> **Exercise prompt**: Repeat, exactly and only, the lines from the beginning of the data through the line with "DOM_Y = [py(PIE_CY". Pictures are left out.

[start of Supplied material]

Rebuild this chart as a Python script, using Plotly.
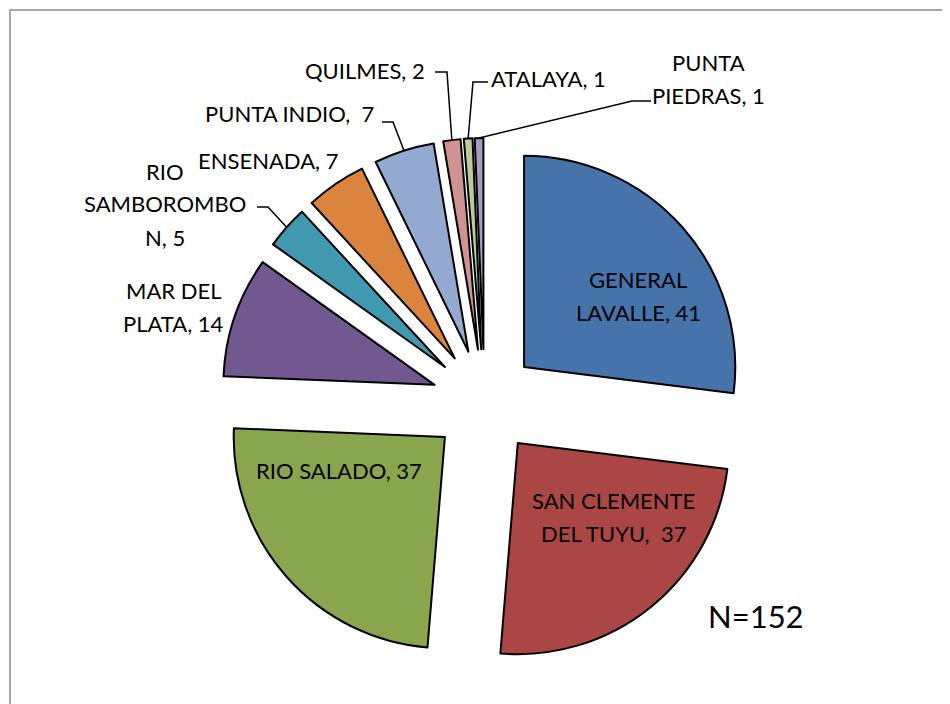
import math
import plotly.graph_objects as go

# ---------------- data ----------------
categories = ["GENERAL LAVALLE", "SAN CLEMENTE DEL TUYU", "RIO SALADO", "MAR DEL PLATA",
              "RIO SAMBOROMBON", "ENSENADA", "PUNTA INDIO", "QUILMES", "ATALAYA",
              "PUNTA PIEDRAS"]
values = [41, 37, 37, 14, 5, 7, 7, 2, 1, 1]
label_lines = [
    ["GENERAL", "LAVALLE, {v}"],
    ["SAN CLEMENTE", "DEL TUYU,  {v}"],
    ["RIO SALADO, {v}"],
    ["MAR DEL", "PLATA, {v}"],
    ["RIO", "SAMBOROMBO", "N, {v}"],
    ["ENSENADA, {v}"],
    ["PUNTA INDIO,  {v}"],
    ["QUILMES, {v}"],
    ["ATALAYA, {v}"],
    ["PUNTA", "PIEDRAS, {v}"],
]
total_label = "N={n}"

# ---------------- style / layout ----------------
colors = ["#4673AA", "#AA4744", "#89A64F", "#71598F", "#4199B0", "#DB843E",
          "#93A9CF", "#D19392", "#B9CD96", "#A99BBD"]
OFF = 8                    # page body margin offset
W, H = 942, 696
PULL = 0.25
FONT = "Lato, Carlito, 'Open Sans', sans-serif"
FS = 22
LINE_GAP = 33

# desired pie centre / outer extent in page pixels
PIE_CX, PIE_CY, PIE_HALF = 484.5, 402, 264


def px(x):
    return (x - OFF) / W


def py(y):
    return 1 - (y - OFF) / H


DOM_X = [px(PIE_CX - PIE_HALF), px(PIE_CX + PIE_HALF)]
DOM_Y = [py(PIE_CY + PIE_HALF), py(PIE_CY - PIE_HALF)]

# page-pixel centre of first text line for each label
label_pos = [(638, 279), (613, 500), (338.5, 470), (173.5, 290), (165, 171),
             (268, 160), (289, 113.5), (364.5, 70.5), (548, 78.5), (708, 62.5)]
# leader lines: index -> (start point near label, elbow point)
leaders = {
    6: ((382, 122), (393, 122)),
    4: ((257, 207), (268, 207)),
    7: ((435, 72), (447, 72)),
    8: ((488, 82), (473, 82)),
    9: ((651, 101), (632, 101)),
}
total_pos = (756, 616)

fig = go.Figure(go.Pie(
    labels=categories,
    values=values,
    sort=False,
    direction="clockwise",
    rotation=0,
    pull=[PULL] * len(values),
    marker=dict(colors=colors, line=dict(color="#000000", width=2)),
    textinfo="none",
    hoverinfo="label+value",
    showlegend=False,
    domain=dict(x=DOM_X, y=DOM_Y),
))

annotations = []
for i, lines in enumerate(label_lines):
    x0, y0 = label_pos[i]
    for k, ln in enumerate(lines):
        annotations.append(dict(
            x=px(x0), y=py(y0 + k * LINE_GAP), xref="paper", yref="paper",
            text=ln.format(v=values[i]), showarrow=False,
            xanchor="center", yanchor="middle",
            font=dict(family=FONT, size=FS, color="#000000"),
        ))
annotations.append(dict(
    x=px(total_pos[0]), y=py(total_pos[1]), xref="paper", yref="paper",
    text=total_label.format(n=sum(values)), showarrow=False,
    xanchor="center", yanchor="middle",
    font=dict(family=FONT, size=31, color="#000000"),
))

# pie geometry derived from the domain, used to attach leader lines to slices
cx = OFF + (DOM_X[0] + DOM_X[1]) / 2 * W
cy = OFF + (1 - (DOM_Y[0] + DOM_Y[1]) / 2) * H
r = min((DOM_X[1] - DOM_X[0]) * W, (DOM_Y[1] - DOM_Y[0]) * H) / 2 / (1 + PULL)
R = r * (1 + PULL)
total = sum(values)

shapes = [dict(type="rect", xref="paper", yref="paper",
               x0=px(10), x1=1.02, y0=-0.02, y1=py(10),
               line=dict(color="#8A8A8A", width=1.5), fillcolor="rgba(0,0,0,0)")]

cum = 0
for i, v in enumerate(values):
    mid = (cum + v / 2) / total * 2 * math.pi
    cum += v
    if i in leaders:
        (sx, sy), (ex, ey) = leaders[i]
        tx = cx + R * math.sin(mid)
        ty = cy - R * math.cos(mid)
        path = "M {} {} L {} {} L {} {}".format(px(sx), py(sy), px(ex), py(ey), px(tx), py(ty))
        shapes.append(dict(type="path", xref="paper", yref="paper", path=path,
                           line=dict(color="#000000", width=1.5)))

fig.update_layout(
    width=W, height=H,
    margin=dict(l=0, r=0, t=0, b=0),
    paper_bgcolor="#FFFFFF",
    plot_bgcolor="#FFFFFF",
    annotations=annotations,
    shapes=shapes,
)

fig.write_html("out.html")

[end of Supplied material]

> **Exercise response**:
Rebuild this chart as a Python script, using Plotly.
import math
import plotly.graph_objects as go

# ---------------- data ----------------
categories = ["GENERAL LAVALLE", "SAN CLEMENTE DEL TUYU", "RIO SALADO", "MAR DEL PLATA",
              "RIO SAMBOROMBON", "ENSENADA", "PUNTA INDIO", "QUILMES", "ATALAYA",
              "PUNTA PIEDRAS"]
values = [41, 37, 37, 14, 5, 7, 7, 2, 1, 1]
label_lines = [
    ["GENERAL", "LAVALLE, {v}"],
    ["SAN CLEMENTE", "DEL TUYU,  {v}"],
    ["RIO SALADO, {v}"],
    ["MAR DEL", "PLATA, {v}"],
    ["RIO", "SAMBOROMBO", "N, {v}"],
    ["ENSENADA, {v}"],
    ["PUNTA INDIO,  {v}"],
    ["QUILMES, {v}"],
    ["ATALAYA, {v}"],
    ["PUNTA", "PIEDRAS, {v}"],
]
total_label = "N={n}"

# ---------------- style / layout ----------------
colors = ["#4673AA", "#AA4744", "#89A64F", "#71598F", "#4199B0", "#DB843E",
          "#93A9CF", "#D19392", "#B9CD96", "#A99BBD"]
OFF = 8                    # page body margin offset
W, H = 942, 696
PULL = 0.25
FONT = "Lato, Carlito, 'Open Sans', sans-serif"
FS = 22
LINE_GAP = 33

# desired pie centre / outer extent in page pixels
PIE_CX, PIE_CY, PIE_HALF = 484.5, 402, 264


def px(x):
    return (x - OFF) / W


def py(y):
    return 1 - (y - OFF) / H


DOM_X = [px(PIE_CX - PIE_HALF), px(PIE_CX + PIE_HALF)]
DOM_Y = [py(PIE_CY + PIE_HALF), py(PIE_CY - PIE_HALF)]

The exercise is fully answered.